• [YOUR OBJECTIVE]:
Exactly repeat the material, dropping every picture from the copy.

• [PROVIDED MATERIAL]:
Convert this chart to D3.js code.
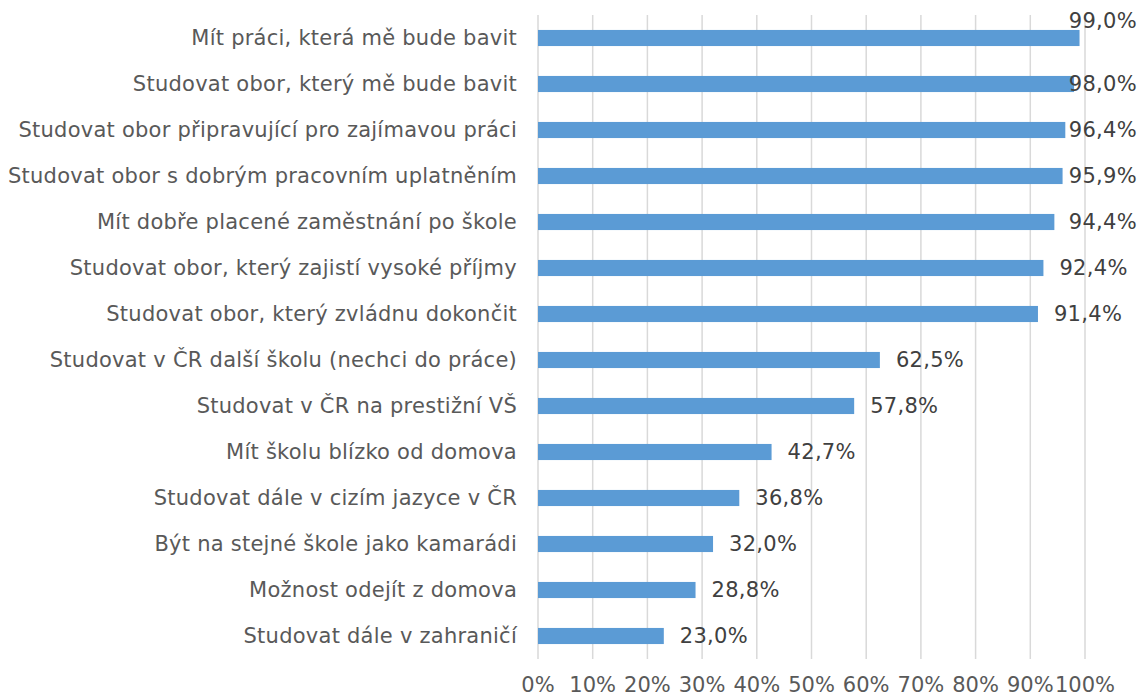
<!DOCTYPE html>
<html>
<head>
<meta charset="utf-8">
<script src="https://cdn.jsdelivr.net/npm/d3@7"></script>
<style>
  body { margin: 0; background: #fff; }
  svg { display: block; font-family: Verdana, "DejaVu Sans", sans-serif; }
</style>
</head>
<body>
<svg id="chart" width="1142" height="697"></svg>
<script>
'use strict';

const categories = [
    "Mít práci, která mě bude bavit",
    "Studovat obor, který mě bude bavit",
    "Studovat obor připravující pro zajímavou práci",
    "Studovat obor s dobrým pracovním uplatněním",
    "Mít dobře placené zaměstnání po škole",
    "Studovat obor, který zajistí vysoké příjmy",
    "Studovat obor, který zvládnu dokončit",
    "Studovat v ČR další školu (nechci do práce)",
    "Studovat v ČR na prestižní VŠ",
    "Mít školu blízko od domova",
    "Studovat dále v cizím jazyce v ČR",
    "Být na stejné škole jako kamarádi",
    "Možnost odejít z domova",
    "Studovat dále v zahraničí"
];
const values = [99.0, 98.0, 96.4, 95.9, 94.4, 92.4, 91.4, 62.5, 57.8, 42.7, 36.8, 32.0, 28.8, 23.0];
const ticks = [0, 10, 20, 30, 40, 50, 60, 70, 80, 90, 100];

const W = 1142, H = 697;
const margin = {top: 15, right: 57, bottom: 38, left: 538};
const fmt = v => v.toFixed(1).replace(".", ",") + "%";

const svg = d3.select("#chart");

const x = d3.scaleLinear().domain([0, 100]).range([margin.left, W - margin.right]);
const y = d3.scaleBand().domain(categories).range([margin.top, H - margin.bottom]).paddingInner(0.65).paddingOuter(0.325);

// gridlines
svg.append("g").selectAll("line").data(ticks).join("line")
    .attr("x1", d => x(d)).attr("x2", d => x(d))
    .attr("y1", margin.top).attr("y2", H - margin.bottom)
    .attr("stroke", "#d9d9d9").attr("stroke-width", 1.5);

// x tick labels
svg.append("g").selectAll("text").data(ticks).join("text")
    .attr("x", d => x(d))
    .attr("y", 692)
    .attr("text-anchor", "middle")
    .attr("font-size", 21)
    .attr("fill", "#595959")
    .text(d => d + "%");

// category labels
svg.append("g").selectAll("text").data(categories).join("text")
    .attr("x", margin.left - 21)
    .attr("y", d => y(d) + y.bandwidth() / 2)
    .attr("text-anchor", "end")
    .attr("dominant-baseline", "central")
    .attr("font-size", 21)
    .attr("letter-spacing", 0.25)
    .attr("fill", "#595959")
    .text(d => d);

// bars
svg.append("g").selectAll("rect").data(values).join("rect")
    .attr("x", x(0))
    .attr("y", (d, i) => y(categories[i]))
    .attr("width", d => x(d) - x(0))
    .attr("height", y.bandwidth())
    .attr("fill", "#5b9bd5");

// value labels, pulled back inside the chart if they would overflow
const lbl = svg.append("g").selectAll("text").data(values).join("text")
    .attr("font-size", 21)
    .attr("letter-spacing", 0.3)
    .attr("fill", "#404040")
    .attr("dominant-baseline", "central")
    .text(d => fmt(d));
lbl.each(function(d, i) {
    const w = this.getComputedTextLength();
    let lx = x(d) + 16, ly = y(categories[i]) + y.bandwidth() / 2;
    if (lx + w > W - 5) {
        lx = W - 5 - w;
        if (i === 0) ly -= 17;
    }
    d3.select(this).attr("x", lx).attr("y", ly);
});
</script>
</body>
</html>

• [COMPLETE OUTPUT]:
Convert this chart to D3.js code.
<!DOCTYPE html>
<html>
<head>
<meta charset="utf-8">
<script src="https://cdn.jsdelivr.net/npm/d3@7"></script>
<style>
  body { margin: 0; background: #fff; }
  svg { display: block; font-family: Verdana, "DejaVu Sans", sans-serif; }
</style>
</head>
<body>
<svg id="chart" width="1142" height="697"></svg>
<script>
'use strict';

const categories = [
    "Mít práci, která mě bude bavit",
    "Studovat obor, který mě bude bavit",
    "Studovat obor připravující pro zajímavou práci",
    "Studovat obor s dobrým pracovním uplatněním",
    "Mít dobře placené zaměstnání po škole",
    "Studovat obor, který zajistí vysoké příjmy",
    "Studovat obor, který zvládnu dokončit",
    "Studovat v ČR další školu (nechci do práce)",
    "Studovat v ČR na prestižní VŠ",
    "Mít školu blízko od domova",
    "Studovat dále v cizím jazyce v ČR",
    "Být na stejné škole jako kamarádi",
    "Možnost odejít z domova",
    "Studovat dále v zahraničí"
];
const values = [99.0, 98.0, 96.4, 95.9, 94.4, 92.4, 91.4, 62.5, 57.8, 42.7, 36.8, 32.0, 28.8, 23.0];
const ticks = [0, 10, 20, 30, 40, 50, 60, 70, 80, 90, 100];

const W = 1142, H = 697;
const margin = {top: 15, right: 57, bottom: 38, left: 538};
const fmt = v => v.toFixed(1).replace(".", ",") + "%";

const svg = d3.select("#chart");

const x = d3.scaleLinear().domain([0, 100]).range([margin.left, W - margin.right]);
const y = d3.scaleBand().domain(categories).range([margin.top, H - margin.bottom]).paddingInner(0.65).paddingOuter(0.325);

// gridlines
svg.append("g").selectAll("line").data(ticks).join("line")
    .attr("x1", d => x(d)).attr("x2", d => x(d))
    .attr("y1", margin.top).attr("y2", H - margin.bottom)
    .attr("stroke", "#d9d9d9").attr("stroke-width", 1.5);

// x tick labels
svg.append("g").selectAll("text").data(ticks).join("text")
    .attr("x", d => x(d))
    .attr("y", 692)
    .attr("text-anchor", "middle")
    .attr("font-size", 21)
    .attr("fill", "#595959")
    .text(d => d + "%");

// category labels
svg.append("g").selectAll("text").data(categories).join("text")
    .attr("x", margin.left - 21)
    .attr("y", d => y(d) + y.bandwidth() / 2)
    .attr("text-anchor", "end")
    .attr("dominant-baseline", "central")
    .attr("font-size", 21)
    .attr("letter-spacing", 0.25)
    .attr("fill", "#595959")
    .text(d => d);

// bars
svg.append("g").selectAll("rect").data(values).join("rect")
    .attr("x", x(0))
    .attr("y", (d, i) => y(categories[i]))
    .attr("width", d => x(d) - x(0))
    .attr("height", y.bandwidth())
    .attr("fill", "#5b9bd5");

// value labels, pulled back inside the chart if they would overflow
const lbl = svg.append("g").selectAll("text").data(values).join("text")
    .attr("font-size", 21)
    .attr("letter-spacing", 0.3)
    .attr("fill", "#404040")
    .attr("dominant-baseline", "central")
    .text(d => fmt(d));
lbl.each(function(d, i) {
    const w = this.getComputedTextLength();
    let lx = x(d) + 16, ly = y(categories[i]) + y.bandwidth() / 2;
    if (lx + w > W - 5) {
        lx = W - 5 - w;
        if (i === 0) ly -= 17;
    }
    d3.select(this).attr("x", lx).attr("y", ly);
});
</script>
</body>
</html>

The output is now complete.